Police brutality in Egypt is "routine and pervasive" and the use of torture so widespread that the Egyptian government has stopped denying it exists, according to leaked cables released by WikiLeaks.
Wikileaks presents a batch of US embassy cables, a depressing picture of a police force and security service in Egypt wholly out of control. The cables suggest torture is routinely used against ordinary criminals, Islamist detainees, opposition activists and bloggers.

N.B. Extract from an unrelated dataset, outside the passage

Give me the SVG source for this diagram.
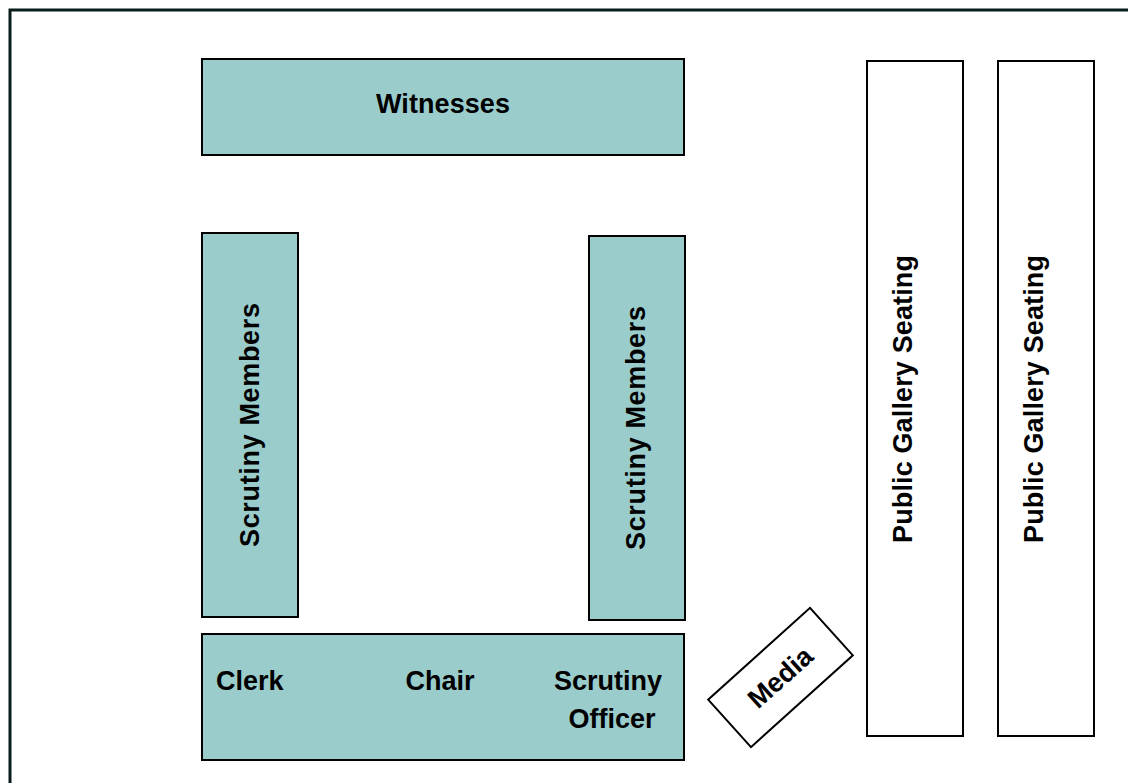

The Guardian writes: "The police use brutal methods mostly against common criminals to extract confessions, but also against demonstrators, certain political prisoners and unfortunate bystanders. One human rights lawyer told us there is evidence of torture in Egypt dating back to the time of the pharaohs. NGO contacts estimate there are literally hundreds of torture incidents every day in Cairo police stations alone," one cable said.
Under Hosni Mubarak's presidency there had been "no serious effort to transform the police from an instrument of regime power into a public service institution", it said. The police's ubiquitous use of force had pervaded Egyptian culture to such an extent that one popular TV soap opera recently featured a police detective hero who beat up suspects to collect evidence.
Fortunately, the pro-democracy forces won't have to deal with Hosni Mubarak, nor will it find Mubarak's consigliere, Omar Suleiman, hanging around waiting for work.
Suleiman -- Mubarak's pointman for the U.S. rendition program -- left with this encouraging parting shot: "The culture of democracy is still far away." He added that the continued demonstrations in Cairo and across the nation were "disrespectful" of Mubarak and warned of "the dark bats of the night emerging to terrorize the people."
It would seem that Mr. Suleiman, and his boss, were just a tad out of touch with the mood of the ebullient warriors in Tahrir Square,
Putting an even finer point on it, Robert Baer, a former CIA official, summed up his view of prisoner interrogation in the Middle East. He said, "If you want a serious interrogation, you send a prisoner to Jordan. If you want them to be tortured, you send them to Syria. If you want someone to disappear--never to see them again--you send them to Egypt."